* **Problem statement**
Return all of the data exactly, with nothing left out but the pictures.

* **Information provided**
━━━━━━━━
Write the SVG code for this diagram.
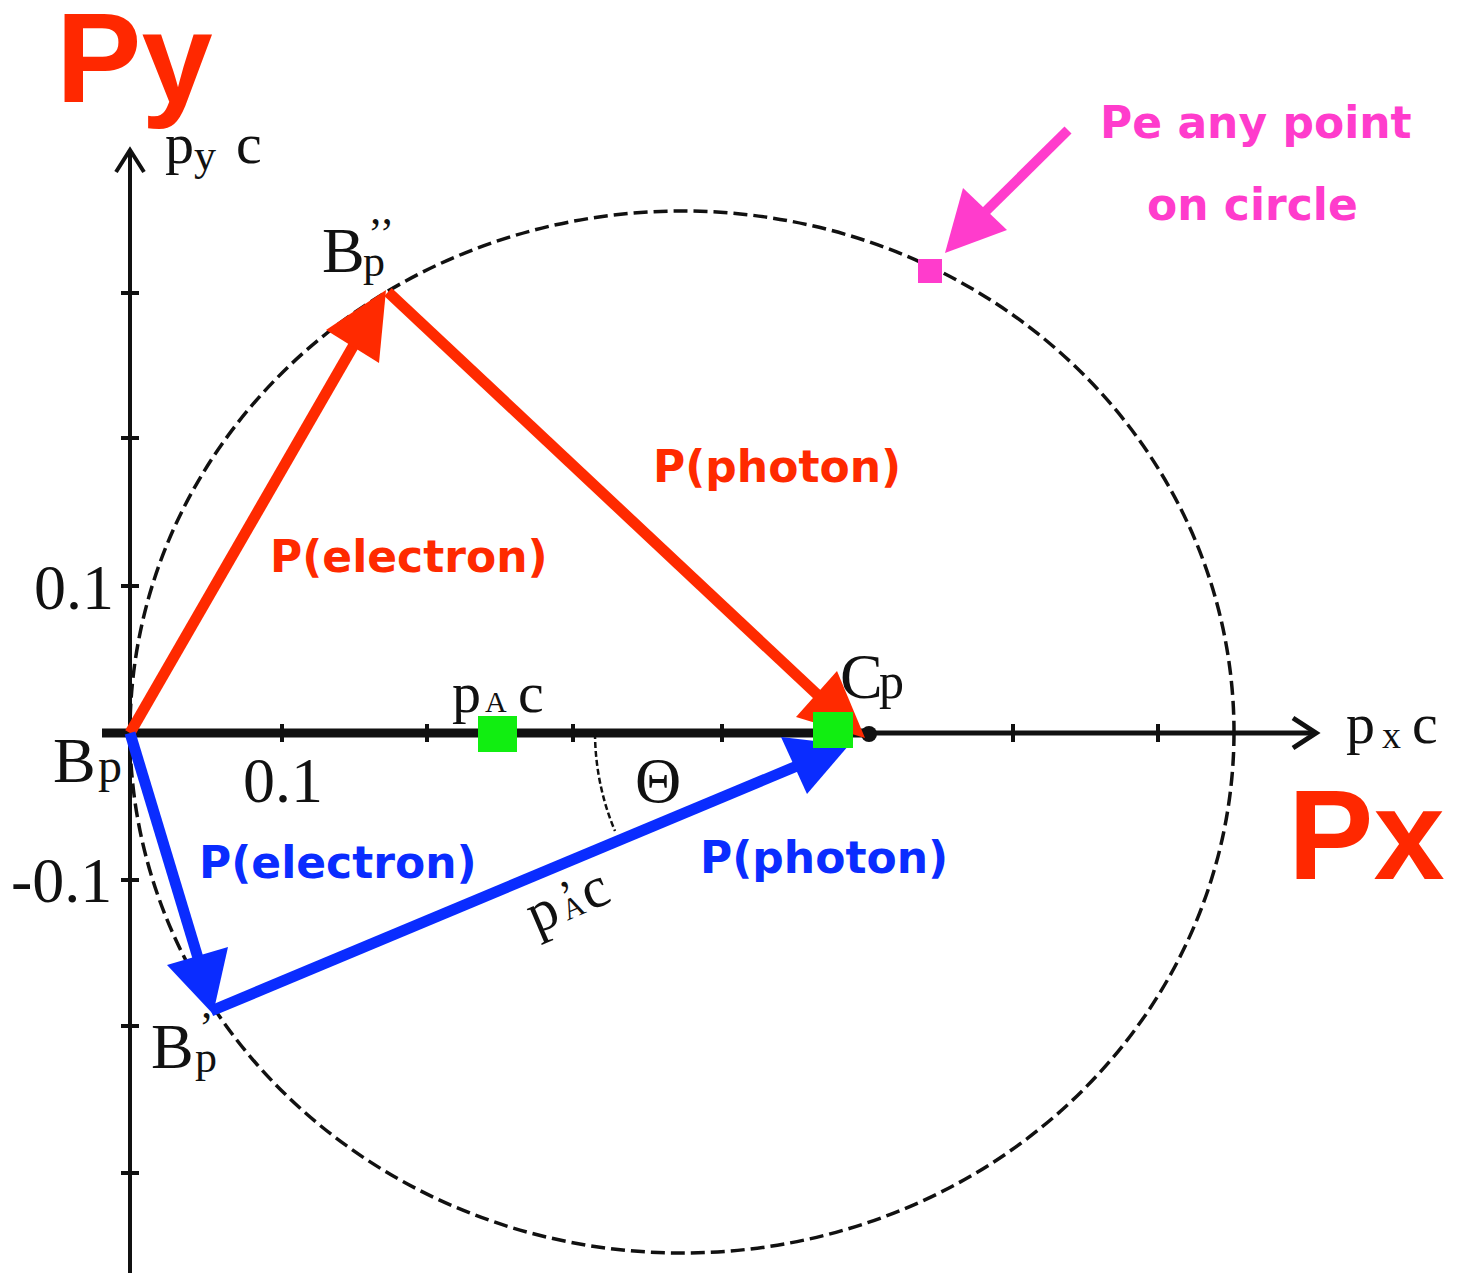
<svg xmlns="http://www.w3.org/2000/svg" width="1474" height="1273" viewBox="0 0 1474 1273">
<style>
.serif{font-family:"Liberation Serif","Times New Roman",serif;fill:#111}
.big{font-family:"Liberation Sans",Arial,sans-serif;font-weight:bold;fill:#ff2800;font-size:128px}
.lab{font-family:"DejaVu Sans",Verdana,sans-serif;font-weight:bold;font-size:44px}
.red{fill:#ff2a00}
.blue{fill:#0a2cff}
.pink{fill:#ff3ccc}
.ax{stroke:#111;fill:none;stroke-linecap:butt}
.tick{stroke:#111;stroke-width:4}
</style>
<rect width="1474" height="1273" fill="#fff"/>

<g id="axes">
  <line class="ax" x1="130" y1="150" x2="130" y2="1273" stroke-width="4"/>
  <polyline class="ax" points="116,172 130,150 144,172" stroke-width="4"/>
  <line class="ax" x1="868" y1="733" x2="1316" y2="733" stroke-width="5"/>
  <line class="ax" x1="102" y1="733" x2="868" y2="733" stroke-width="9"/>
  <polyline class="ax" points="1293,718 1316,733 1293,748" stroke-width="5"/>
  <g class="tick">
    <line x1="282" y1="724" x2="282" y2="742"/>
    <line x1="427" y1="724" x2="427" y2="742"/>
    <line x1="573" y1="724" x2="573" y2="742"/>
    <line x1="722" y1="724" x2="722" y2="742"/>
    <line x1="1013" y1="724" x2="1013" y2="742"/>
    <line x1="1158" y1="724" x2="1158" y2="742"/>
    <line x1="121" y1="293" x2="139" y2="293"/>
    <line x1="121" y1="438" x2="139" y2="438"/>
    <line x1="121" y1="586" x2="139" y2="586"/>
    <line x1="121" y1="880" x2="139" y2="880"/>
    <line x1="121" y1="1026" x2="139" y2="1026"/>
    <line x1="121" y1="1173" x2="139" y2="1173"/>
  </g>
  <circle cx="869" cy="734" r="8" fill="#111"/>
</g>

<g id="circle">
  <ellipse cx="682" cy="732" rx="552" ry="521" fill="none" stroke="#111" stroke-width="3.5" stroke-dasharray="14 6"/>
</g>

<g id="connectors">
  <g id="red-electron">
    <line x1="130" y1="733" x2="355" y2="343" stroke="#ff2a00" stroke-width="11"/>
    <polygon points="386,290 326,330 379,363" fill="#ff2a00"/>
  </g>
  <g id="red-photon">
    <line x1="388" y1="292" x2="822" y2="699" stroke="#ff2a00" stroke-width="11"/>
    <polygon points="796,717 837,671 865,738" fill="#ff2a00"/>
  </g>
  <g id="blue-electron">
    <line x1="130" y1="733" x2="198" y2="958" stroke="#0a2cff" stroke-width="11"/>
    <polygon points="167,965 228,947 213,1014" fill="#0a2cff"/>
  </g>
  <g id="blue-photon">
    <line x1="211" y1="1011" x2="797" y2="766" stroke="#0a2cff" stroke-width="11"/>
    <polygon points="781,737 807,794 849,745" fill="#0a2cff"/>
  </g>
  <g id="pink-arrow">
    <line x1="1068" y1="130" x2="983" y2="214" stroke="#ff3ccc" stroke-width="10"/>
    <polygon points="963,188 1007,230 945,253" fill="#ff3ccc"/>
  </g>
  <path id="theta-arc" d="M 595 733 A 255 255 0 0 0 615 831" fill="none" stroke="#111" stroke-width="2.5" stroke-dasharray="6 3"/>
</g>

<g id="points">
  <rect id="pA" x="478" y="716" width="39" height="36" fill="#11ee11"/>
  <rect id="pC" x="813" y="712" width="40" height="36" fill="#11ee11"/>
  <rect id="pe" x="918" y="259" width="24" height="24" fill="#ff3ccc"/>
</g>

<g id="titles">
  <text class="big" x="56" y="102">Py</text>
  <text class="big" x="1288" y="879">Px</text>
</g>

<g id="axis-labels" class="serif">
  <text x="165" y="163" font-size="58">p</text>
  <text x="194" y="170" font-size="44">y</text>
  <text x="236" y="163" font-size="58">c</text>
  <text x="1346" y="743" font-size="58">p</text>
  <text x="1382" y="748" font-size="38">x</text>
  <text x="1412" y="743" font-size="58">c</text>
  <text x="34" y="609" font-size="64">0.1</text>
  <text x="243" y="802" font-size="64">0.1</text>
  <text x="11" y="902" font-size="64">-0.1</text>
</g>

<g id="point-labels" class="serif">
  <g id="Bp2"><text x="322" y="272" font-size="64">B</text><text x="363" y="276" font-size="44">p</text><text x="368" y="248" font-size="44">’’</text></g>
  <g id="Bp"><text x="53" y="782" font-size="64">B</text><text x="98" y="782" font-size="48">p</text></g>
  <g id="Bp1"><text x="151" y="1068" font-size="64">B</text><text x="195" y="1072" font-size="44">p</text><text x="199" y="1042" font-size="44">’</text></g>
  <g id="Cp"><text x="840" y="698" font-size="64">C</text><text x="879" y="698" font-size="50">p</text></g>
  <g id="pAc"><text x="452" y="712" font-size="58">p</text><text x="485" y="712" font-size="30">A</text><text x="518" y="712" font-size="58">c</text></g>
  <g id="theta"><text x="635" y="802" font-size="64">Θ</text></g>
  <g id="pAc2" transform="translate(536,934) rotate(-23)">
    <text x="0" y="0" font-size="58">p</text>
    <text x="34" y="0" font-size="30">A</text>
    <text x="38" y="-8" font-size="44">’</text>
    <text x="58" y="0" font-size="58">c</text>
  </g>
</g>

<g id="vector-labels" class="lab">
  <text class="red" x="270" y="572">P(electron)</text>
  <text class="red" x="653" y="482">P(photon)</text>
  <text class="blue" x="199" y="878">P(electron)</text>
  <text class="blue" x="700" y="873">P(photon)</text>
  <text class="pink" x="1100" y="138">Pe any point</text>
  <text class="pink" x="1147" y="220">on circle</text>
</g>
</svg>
━━━━━━━━
* **Solved problem**
Write the SVG code for this diagram.
<svg xmlns="http://www.w3.org/2000/svg" width="1474" height="1273" viewBox="0 0 1474 1273">
<style>
.serif{font-family:"Liberation Serif","Times New Roman",serif;fill:#111}
.big{font-family:"Liberation Sans",Arial,sans-serif;font-weight:bold;fill:#ff2800;font-size:128px}
.lab{font-family:"DejaVu Sans",Verdana,sans-serif;font-weight:bold;font-size:44px}
.red{fill:#ff2a00}
.blue{fill:#0a2cff}
.pink{fill:#ff3ccc}
.ax{stroke:#111;fill:none;stroke-linecap:butt}
.tick{stroke:#111;stroke-width:4}
</style>
<rect width="1474" height="1273" fill="#fff"/>

<g id="axes">
  <line class="ax" x1="130" y1="150" x2="130" y2="1273" stroke-width="4"/>
  <polyline class="ax" points="116,172 130,150 144,172" stroke-width="4"/>
  <line class="ax" x1="868" y1="733" x2="1316" y2="733" stroke-width="5"/>
  <line class="ax" x1="102" y1="733" x2="868" y2="733" stroke-width="9"/>
  <polyline class="ax" points="1293,718 1316,733 1293,748" stroke-width="5"/>
  <g class="tick">
    <line x1="282" y1="724" x2="282" y2="742"/>
    <line x1="427" y1="724" x2="427" y2="742"/>
    <line x1="573" y1="724" x2="573" y2="742"/>
    <line x1="722" y1="724" x2="722" y2="742"/>
    <line x1="1013" y1="724" x2="1013" y2="742"/>
    <line x1="1158" y1="724" x2="1158" y2="742"/>
    <line x1="121" y1="293" x2="139" y2="293"/>
    <line x1="121" y1="438" x2="139" y2="438"/>
    <line x1="121" y1="586" x2="139" y2="586"/>
    <line x1="121" y1="880" x2="139" y2="880"/>
    <line x1="121" y1="1026" x2="139" y2="1026"/>
    <line x1="121" y1="1173" x2="139" y2="1173"/>
  </g>
  <circle cx="869" cy="734" r="8" fill="#111"/>
</g>

<g id="circle">
  <ellipse cx="682" cy="732" rx="552" ry="521" fill="none" stroke="#111" stroke-width="3.5" stroke-dasharray="14 6"/>
</g>

<g id="connectors">
  <g id="red-electron">
    <line x1="130" y1="733" x2="355" y2="343" stroke="#ff2a00" stroke-width="11"/>
    <polygon points="386,290 326,330 379,363" fill="#ff2a00"/>
  </g>
  <g id="red-photon">
    <line x1="388" y1="292" x2="822" y2="699" stroke="#ff2a00" stroke-width="11"/>
    <polygon points="796,717 837,671 865,738" fill="#ff2a00"/>
  </g>
  <g id="blue-electron">
    <line x1="130" y1="733" x2="198" y2="958" stroke="#0a2cff" stroke-width="11"/>
    <polygon points="167,965 228,947 213,1014" fill="#0a2cff"/>
  </g>
  <g id="blue-photon">
    <line x1="211" y1="1011" x2="797" y2="766" stroke="#0a2cff" stroke-width="11"/>
    <polygon points="781,737 807,794 849,745" fill="#0a2cff"/>
  </g>
  <g id="pink-arrow">
    <line x1="1068" y1="130" x2="983" y2="214" stroke="#ff3ccc" stroke-width="10"/>
    <polygon points="963,188 1007,230 945,253" fill="#ff3ccc"/>
  </g>
  <path id="theta-arc" d="M 595 733 A 255 255 0 0 0 615 831" fill="none" stroke="#111" stroke-width="2.5" stroke-dasharray="6 3"/>
</g>

<g id="points">
  <rect id="pA" x="478" y="716" width="39" height="36" fill="#11ee11"/>
  <rect id="pC" x="813" y="712" width="40" height="36" fill="#11ee11"/>
  <rect id="pe" x="918" y="259" width="24" height="24" fill="#ff3ccc"/>
</g>

<g id="titles">
  <text class="big" x="56" y="102">Py</text>
  <text class="big" x="1288" y="879">Px</text>
</g>

<g id="axis-labels" class="serif">
  <text x="165" y="163" font-size="58">p</text>
  <text x="194" y="170" font-size="44">y</text>
  <text x="236" y="163" font-size="58">c</text>
  <text x="1346" y="743" font-size="58">p</text>
  <text x="1382" y="748" font-size="38">x</text>
  <text x="1412" y="743" font-size="58">c</text>
  <text x="34" y="609" font-size="64">0.1</text>
  <text x="243" y="802" font-size="64">0.1</text>
  <text x="11" y="902" font-size="64">-0.1</text>
</g>

<g id="point-labels" class="serif">
  <g id="Bp2"><text x="322" y="272" font-size="64">B</text><text x="363" y="276" font-size="44">p</text><text x="368" y="248" font-size="44">’’</text></g>
  <g id="Bp"><text x="53" y="782" font-size="64">B</text><text x="98" y="782" font-size="48">p</text></g>
  <g id="Bp1"><text x="151" y="1068" font-size="64">B</text><text x="195" y="1072" font-size="44">p</text><text x="199" y="1042" font-size="44">’</text></g>
  <g id="Cp"><text x="840" y="698" font-size="64">C</text><text x="879" y="698" font-size="50">p</text></g>
  <g id="pAc"><text x="452" y="712" font-size="58">p</text><text x="485" y="712" font-size="30">A</text><text x="518" y="712" font-size="58">c</text></g>
  <g id="theta"><text x="635" y="802" font-size="64">Θ</text></g>
  <g id="pAc2" transform="translate(536,934) rotate(-23)">
    <text x="0" y="0" font-size="58">p</text>
    <text x="34" y="0" font-size="30">A</text>
    <text x="38" y="-8" font-size="44">’</text>
    <text x="58" y="0" font-size="58">c</text>
  </g>
</g>

<g id="vector-labels" class="lab">
  <text class="red" x="270" y="572">P(electron)</text>
  <text class="red" x="653" y="482">P(photon)</text>
  <text class="blue" x="199" y="878">P(electron)</text>
  <text class="blue" x="700" y="873">P(photon)</text>
  <text class="pink" x="1100" y="138">Pe any point</text>
  <text class="pink" x="1147" y="220">on circle</text>
</g>
</svg>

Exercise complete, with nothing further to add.